%%

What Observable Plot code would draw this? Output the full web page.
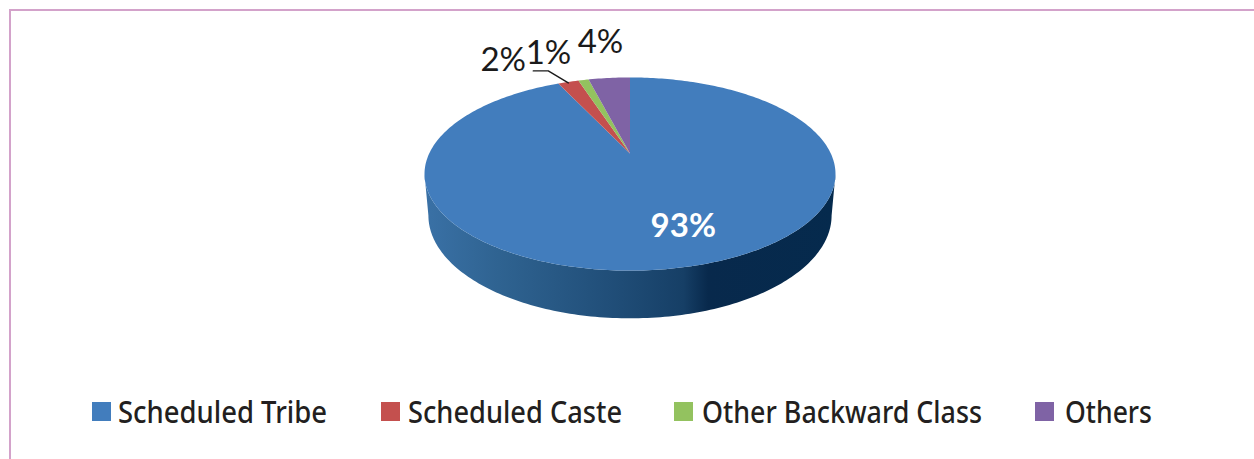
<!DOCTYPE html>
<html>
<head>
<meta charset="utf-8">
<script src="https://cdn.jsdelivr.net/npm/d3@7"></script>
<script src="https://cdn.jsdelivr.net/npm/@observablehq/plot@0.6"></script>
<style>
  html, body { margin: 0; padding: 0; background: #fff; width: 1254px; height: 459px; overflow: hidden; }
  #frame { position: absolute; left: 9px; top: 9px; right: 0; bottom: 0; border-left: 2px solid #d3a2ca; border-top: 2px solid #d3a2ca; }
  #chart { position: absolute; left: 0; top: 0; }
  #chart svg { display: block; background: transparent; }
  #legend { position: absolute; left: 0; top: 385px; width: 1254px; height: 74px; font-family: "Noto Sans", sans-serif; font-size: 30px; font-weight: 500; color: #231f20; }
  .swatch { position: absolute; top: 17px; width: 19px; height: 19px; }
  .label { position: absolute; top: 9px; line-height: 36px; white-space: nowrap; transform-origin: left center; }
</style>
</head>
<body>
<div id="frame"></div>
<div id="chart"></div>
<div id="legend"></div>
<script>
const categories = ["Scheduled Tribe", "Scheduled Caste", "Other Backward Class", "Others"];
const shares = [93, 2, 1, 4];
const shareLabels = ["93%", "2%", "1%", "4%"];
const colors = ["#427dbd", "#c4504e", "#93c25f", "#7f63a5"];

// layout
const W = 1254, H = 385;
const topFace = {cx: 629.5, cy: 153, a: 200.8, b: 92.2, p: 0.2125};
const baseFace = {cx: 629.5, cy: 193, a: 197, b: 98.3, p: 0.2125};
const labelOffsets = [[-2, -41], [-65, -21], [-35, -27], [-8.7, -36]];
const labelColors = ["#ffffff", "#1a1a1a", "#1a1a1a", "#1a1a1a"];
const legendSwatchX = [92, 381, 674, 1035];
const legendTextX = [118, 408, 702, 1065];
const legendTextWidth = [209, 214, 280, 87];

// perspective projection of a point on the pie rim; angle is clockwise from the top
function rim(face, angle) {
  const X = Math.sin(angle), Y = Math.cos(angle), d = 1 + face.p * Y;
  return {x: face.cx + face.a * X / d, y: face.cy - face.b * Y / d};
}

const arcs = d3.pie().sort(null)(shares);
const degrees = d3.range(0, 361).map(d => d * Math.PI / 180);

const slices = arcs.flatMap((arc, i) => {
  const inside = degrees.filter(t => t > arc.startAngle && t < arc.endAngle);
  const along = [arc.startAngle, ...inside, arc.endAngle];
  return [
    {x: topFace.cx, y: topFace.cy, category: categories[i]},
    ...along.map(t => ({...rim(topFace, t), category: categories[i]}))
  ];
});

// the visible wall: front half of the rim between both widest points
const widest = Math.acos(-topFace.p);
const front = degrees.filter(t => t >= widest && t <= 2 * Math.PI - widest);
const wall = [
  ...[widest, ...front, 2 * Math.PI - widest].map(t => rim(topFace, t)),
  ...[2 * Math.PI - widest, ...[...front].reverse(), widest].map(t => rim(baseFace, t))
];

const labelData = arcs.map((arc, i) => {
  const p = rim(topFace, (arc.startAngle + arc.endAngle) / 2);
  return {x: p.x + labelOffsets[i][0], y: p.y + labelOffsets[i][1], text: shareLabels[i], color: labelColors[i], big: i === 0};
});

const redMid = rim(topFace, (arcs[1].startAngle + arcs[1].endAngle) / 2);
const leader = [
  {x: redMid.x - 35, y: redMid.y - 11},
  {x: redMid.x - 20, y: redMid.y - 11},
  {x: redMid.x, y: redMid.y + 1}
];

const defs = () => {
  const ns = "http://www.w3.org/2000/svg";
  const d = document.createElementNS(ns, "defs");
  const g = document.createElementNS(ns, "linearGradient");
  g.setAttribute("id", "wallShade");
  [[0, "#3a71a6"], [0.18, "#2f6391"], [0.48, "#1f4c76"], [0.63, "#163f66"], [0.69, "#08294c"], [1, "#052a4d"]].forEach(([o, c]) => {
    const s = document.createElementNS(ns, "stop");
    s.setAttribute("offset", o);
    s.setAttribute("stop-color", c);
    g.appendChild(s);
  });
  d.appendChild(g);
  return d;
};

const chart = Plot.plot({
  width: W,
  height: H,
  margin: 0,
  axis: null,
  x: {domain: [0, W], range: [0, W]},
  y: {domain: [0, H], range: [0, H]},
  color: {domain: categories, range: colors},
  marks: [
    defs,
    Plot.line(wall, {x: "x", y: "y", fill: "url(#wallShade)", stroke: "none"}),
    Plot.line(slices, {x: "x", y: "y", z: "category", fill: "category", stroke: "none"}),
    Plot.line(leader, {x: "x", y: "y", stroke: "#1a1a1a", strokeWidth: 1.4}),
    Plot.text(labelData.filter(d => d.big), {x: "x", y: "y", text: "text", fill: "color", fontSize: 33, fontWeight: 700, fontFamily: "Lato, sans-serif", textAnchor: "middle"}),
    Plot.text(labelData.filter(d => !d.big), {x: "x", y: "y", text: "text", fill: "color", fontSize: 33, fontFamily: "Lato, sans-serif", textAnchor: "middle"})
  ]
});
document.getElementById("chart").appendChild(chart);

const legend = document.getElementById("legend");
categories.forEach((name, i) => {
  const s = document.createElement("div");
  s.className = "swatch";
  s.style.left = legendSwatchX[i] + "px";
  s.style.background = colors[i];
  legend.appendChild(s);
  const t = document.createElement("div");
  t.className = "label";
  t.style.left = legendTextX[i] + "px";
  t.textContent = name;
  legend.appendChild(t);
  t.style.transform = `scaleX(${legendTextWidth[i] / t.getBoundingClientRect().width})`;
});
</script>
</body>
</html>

%%

* Request
Write the listing above out again exactly, dropping each image.

* Solution to this task
What Observable Plot code would draw this? Output the full web page.
<!DOCTYPE html>
<html>
<head>
<meta charset="utf-8">
<script src="https://cdn.jsdelivr.net/npm/d3@7"></script>
<script src="https://cdn.jsdelivr.net/npm/@observablehq/plot@0.6"></script>
<style>
  html, body { margin: 0; padding: 0; background: #fff; width: 1254px; height: 459px; overflow: hidden; }
  #frame { position: absolute; left: 9px; top: 9px; right: 0; bottom: 0; border-left: 2px solid #d3a2ca; border-top: 2px solid #d3a2ca; }
  #chart { position: absolute; left: 0; top: 0; }
  #chart svg { display: block; background: transparent; }
  #legend { position: absolute; left: 0; top: 385px; width: 1254px; height: 74px; font-family: "Noto Sans", sans-serif; font-size: 30px; font-weight: 500; color: #231f20; }
  .swatch { position: absolute; top: 17px; width: 19px; height: 19px; }
  .label { position: absolute; top: 9px; line-height: 36px; white-space: nowrap; transform-origin: left center; }
</style>
</head>
<body>
<div id="frame"></div>
<div id="chart"></div>
<div id="legend"></div>
<script>
const categories = ["Scheduled Tribe", "Scheduled Caste", "Other Backward Class", "Others"];
const shares = [93, 2, 1, 4];
const shareLabels = ["93%", "2%", "1%", "4%"];
const colors = ["#427dbd", "#c4504e", "#93c25f", "#7f63a5"];

// layout
const W = 1254, H = 385;
const topFace = {cx: 629.5, cy: 153, a: 200.8, b: 92.2, p: 0.2125};
const baseFace = {cx: 629.5, cy: 193, a: 197, b: 98.3, p: 0.2125};
const labelOffsets = [[-2, -41], [-65, -21], [-35, -27], [-8.7, -36]];
const labelColors = ["#ffffff", "#1a1a1a", "#1a1a1a", "#1a1a1a"];
const legendSwatchX = [92, 381, 674, 1035];
const legendTextX = [118, 408, 702, 1065];
const legendTextWidth = [209, 214, 280, 87];

// perspective projection of a point on the pie rim; angle is clockwise from the top
function rim(face, angle) {
  const X = Math.sin(angle), Y = Math.cos(angle), d = 1 + face.p * Y;
  return {x: face.cx + face.a * X / d, y: face.cy - face.b * Y / d};
}

const arcs = d3.pie().sort(null)(shares);
const degrees = d3.range(0, 361).map(d => d * Math.PI / 180);

const slices = arcs.flatMap((arc, i) => {
  const inside = degrees.filter(t => t > arc.startAngle && t < arc.endAngle);
  const along = [arc.startAngle, ...inside, arc.endAngle];
  return [
    {x: topFace.cx, y: topFace.cy, category: categories[i]},
    ...along.map(t => ({...rim(topFace, t), category: categories[i]}))
  ];
});

// the visible wall: front half of the rim between both widest points
const widest = Math.acos(-topFace.p);
const front = degrees.filter(t => t >= widest && t <= 2 * Math.PI - widest);
const wall = [
  ...[widest, ...front, 2 * Math.PI - widest].map(t => rim(topFace, t)),
  ...[2 * Math.PI - widest, ...[...front].reverse(), widest].map(t => rim(baseFace, t))
];

const labelData = arcs.map((arc, i) => {
  const p = rim(topFace, (arc.startAngle + arc.endAngle) / 2);
  return {x: p.x + labelOffsets[i][0], y: p.y + labelOffsets[i][1], text: shareLabels[i], color: labelColors[i], big: i === 0};
});

const redMid = rim(topFace, (arcs[1].startAngle + arcs[1].endAngle) / 2);
const leader = [
  {x: redMid.x - 35, y: redMid.y - 11},
  {x: redMid.x - 20, y: redMid.y - 11},
  {x: redMid.x, y: redMid.y + 1}
];

const defs = () => {
  const ns = "http://www.w3.org/2000/svg";
  const d = document.createElementNS(ns, "defs");
  const g = document.createElementNS(ns, "linearGradient");
  g.setAttribute("id", "wallShade");
  [[0, "#3a71a6"], [0.18, "#2f6391"], [0.48, "#1f4c76"], [0.63, "#163f66"], [0.69, "#08294c"], [1, "#052a4d"]].forEach(([o, c]) => {
    const s = document.createElementNS(ns, "stop");
    s.setAttribute("offset", o);
    s.setAttribute("stop-color", c);
    g.appendChild(s);
  });
  d.appendChild(g);
  return d;
};

const chart = Plot.plot({
  width: W,
  height: H,
  margin: 0,
  axis: null,
  x: {domain: [0, W], range: [0, W]},
  y: {domain: [0, H], range: [0, H]},
  color: {domain: categories, range: colors},
  marks: [
    defs,
    Plot.line(wall, {x: "x", y: "y", fill: "url(#wallShade)", stroke: "none"}),
    Plot.line(slices, {x: "x", y: "y", z: "category", fill: "category", stroke: "none"}),
    Plot.line(leader, {x: "x", y: "y", stroke: "#1a1a1a", strokeWidth: 1.4}),
    Plot.text(labelData.filter(d => d.big), {x: "x", y: "y", text: "text", fill: "color", fontSize: 33, fontWeight: 700, fontFamily: "Lato, sans-serif", textAnchor: "middle"}),
    Plot.text(labelData.filter(d => !d.big), {x: "x", y: "y", text: "text", fill: "color", fontSize: 33, fontFamily: "Lato, sans-serif", textAnchor: "middle"})
  ]
});
document.getElementById("chart").appendChild(chart);

const legend = document.getElementById("legend");
categories.forEach((name, i) => {
  const s = document.createElement("div");
  s.className = "swatch";
  s.style.left = legendSwatchX[i] + "px";
  s.style.background = colors[i];
  legend.appendChild(s);
  const t = document.createElement("div");
  t.className = "label";
  t.style.left = legendTextX[i] + "px";
  t.textContent = name;
  legend.appendChild(t);
  t.style.transform = `scaleX(${legendTextWidth[i] / t.getBoundingClientRect().width})`;
});
</script>
</body>
</html>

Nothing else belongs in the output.